A primeira grande mudança nesta temporada é o equilíbrio entre estes extremos, o cômico e o dramático. Quando a série quer ser engraçada, faz isso sem problemas, e quando quer falar sério não se contém e vai até o limite – isso fica mais evidente e intenso na terceira temporada, mas ainda não chegamos nela, só deixei logo registrado. O que acaba afetando um pouco o ritmo é a falta de harmonia entre estes dois elementos importantes, como em casos onde em apenas um episódio temos tanta coisa acontecendo e subtramas tão distintas que fica visível como correram com algumas coisas e deixar outras um pouco mais de lado. A quantidade de episódios também foi reduzida (dezoito na primeira, treze na segunda) e isso pode ser um dos motivos para essa execução inconsistente, felizmente não interrompe a trama principal ou compromete muito no desenvolvimento de outros personagens. Josh tem um destaque maior, enquanto Paula (Donna Lynne Champlin) fica um pouco na sua depois de deixar a obsessão de Rebecca afetá-la, Darryl continua um amor de pessoa e sua relação com o “Josh Branco” tem altos e baixos mas é a mais sincera de todo o programa.

No entanto, por conta da ameaça de ser cancelada e convites para outros projetos, a série perde um personagem essencial logo nos primeiros episódios, o trágico porém adorável bartender Greg Serrano. Depois de lidar com seu vício em álcool e deixar de procurar desculpas para não seguir em frente com sua vida, Greg decide se despedir de todos e iniciar seus estudos, mas é claro que não pode ir embora antes de cantar a belíssima – e facilmente melhor música da temporada – This Was a Sh*t Show para Rebecca antes de partir, no momento mais comovente de Crazy ex-Girlfriend até agora. É uma perda enorme e um espaço que não pode ser preenchido, mas para se aproveitar disto, Aline Brosh McKenna (co-criadora da série) encaixa esta situação na série agilmente e a transforma em um ponto de ruptura na personalidade da protagonista, fazendo com que o título da série passe a fazer cada vez mais sentido.

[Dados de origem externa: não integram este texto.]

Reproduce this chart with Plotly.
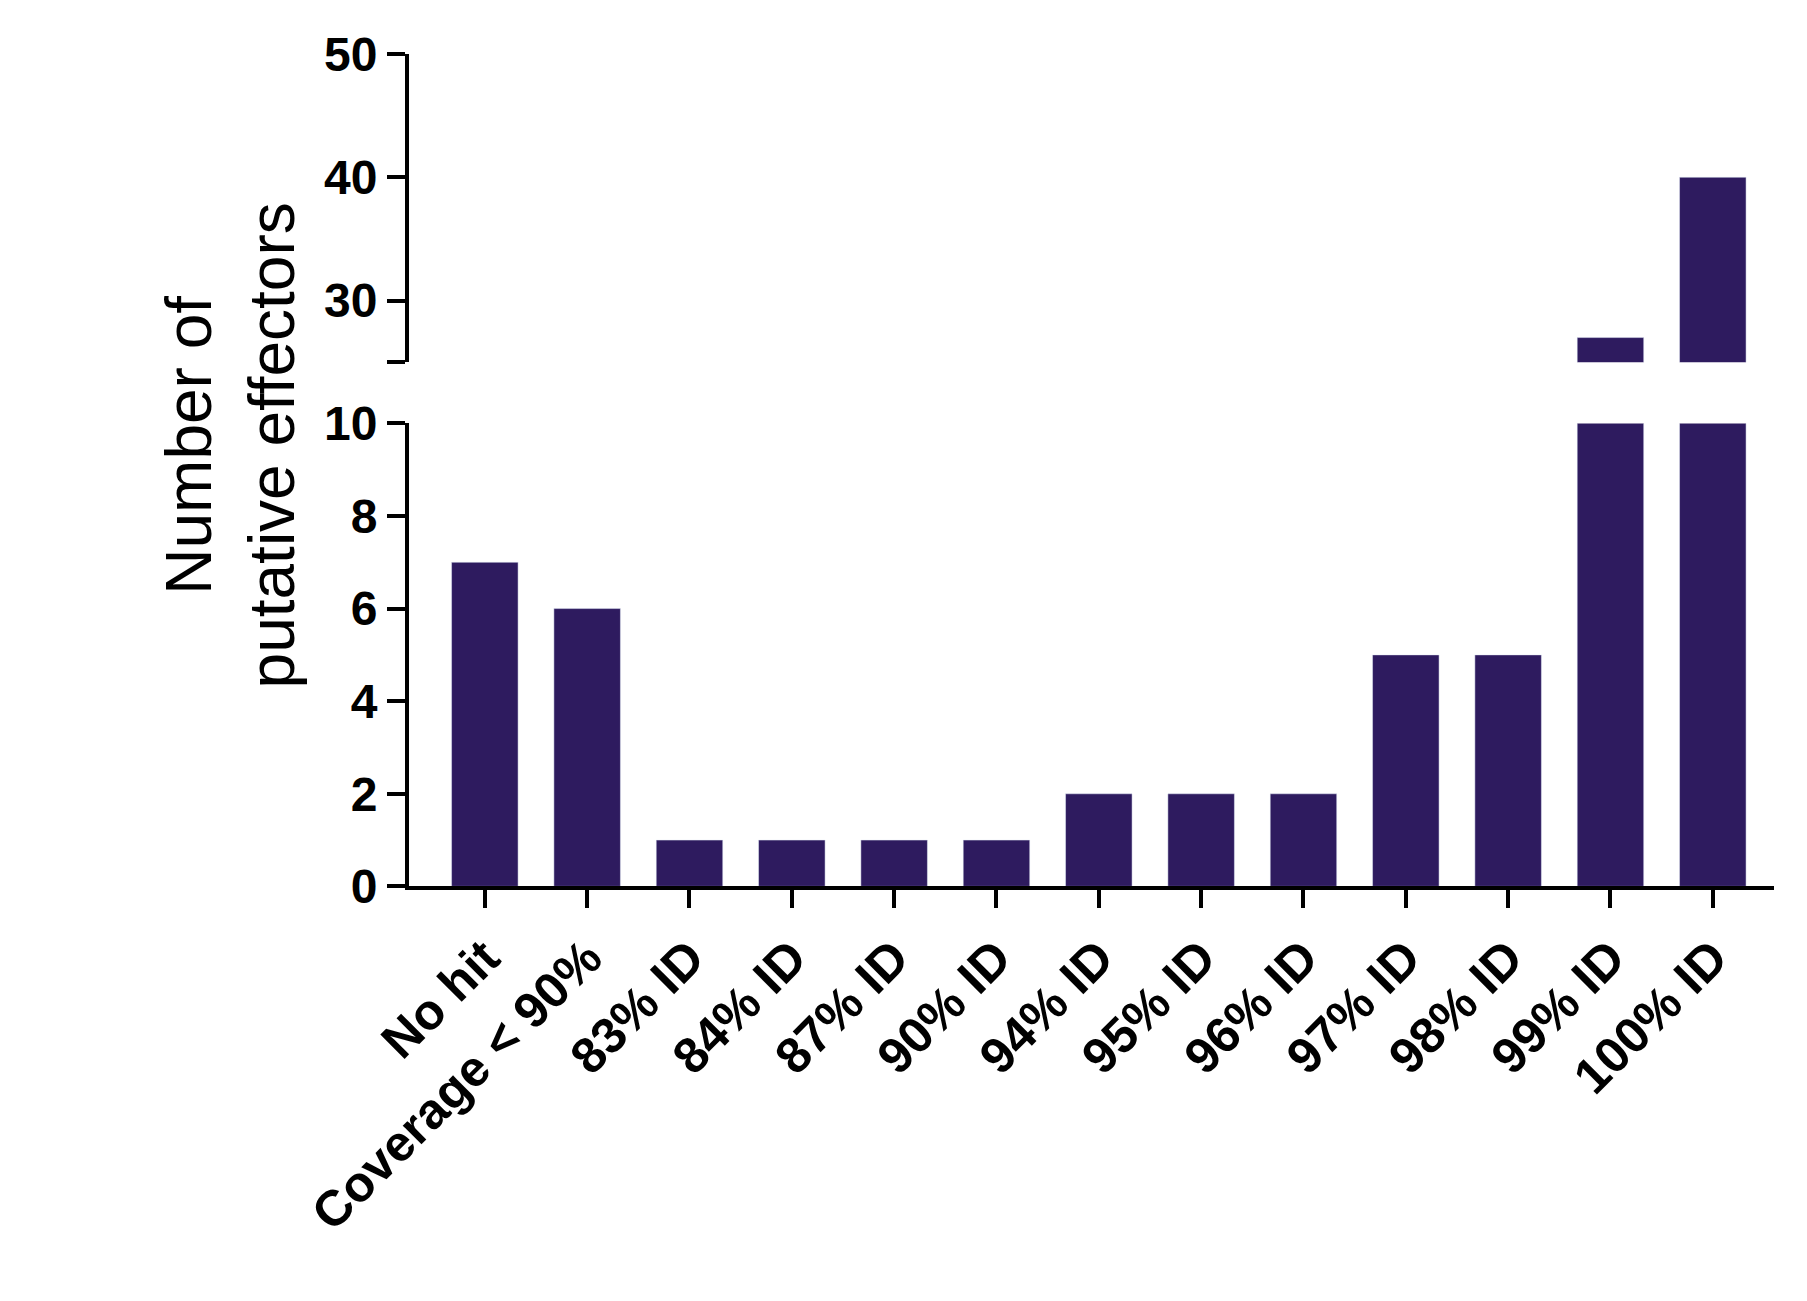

No intuito de manter a estrutura da série e ao mesmo tempo prosseguir com algo novo, temos a introdução de Scott Michael Foster, interpretando o charmoso e malicioso Nathaniel, um jovem empreendedor que compra uma enorme parte das ações da agência de Darryl e passa a ser um dos donos. Isso significa que Rebecca agora recebe ordens de um “homem branco e hétero” (é só escutar a música Who´s the New Guy?), o que, de acordo com a própria equipe do escritório “deve ser uma atitude desesperada para ajudar na audiência”.

Falando nisso, esta série merece mais uma vez o reconhecimento por conseguir manter um grupo de personagens interpretados por minorias de forma criativa e orgânica, sem depender de estereótipos e piadas preconceituosas. Aqui encontramos um debate estimulante sobre a indústria televisiva e o meio do entretenimento, celebrando a diversidade e o espírito de comunidade. Isso e, claro, todo o foco em temas complexos como depressão, ansiedade e instabilidade mental. Pode ser uma comédia, mas não serve só pra te fazer rir.

A série toma um rumo diferente e pode sofrer um pouco com a perda de um personagem tão importante e o ritmo indeciso, mas consegue se sustentar no que diz respeito ao núcleo principal e a consistência narrativa. Com uma grande mudança na trama e uma reviravolta ainda maior no desfecho da temporada, Crazy ex-Girlfriend estabelece território para algo muito mais ousado em seu terceiro ano.

Crazy Ex-Girlfriend – 2ª Temporada — EUA, 2016
Criação: Aline Brosh McKenna e Rachel Bloom
Direção: Marc Webb, Kabir Akhtar, Jude Weng, Stuart McDonald, Paul Brigante, Erin Ehrlich
Roteiro: Rachel Bloom, Aline Brosh McKenna, Sono Patel, Marc Webb
Elenco: Rachel Bloom, Donna Lynne Champlin, Santino Fontana, Vincent Rodrigues III, Scott Michael Foster, Pete Gardner
Duração: 13 episódios de aprox. 42 min.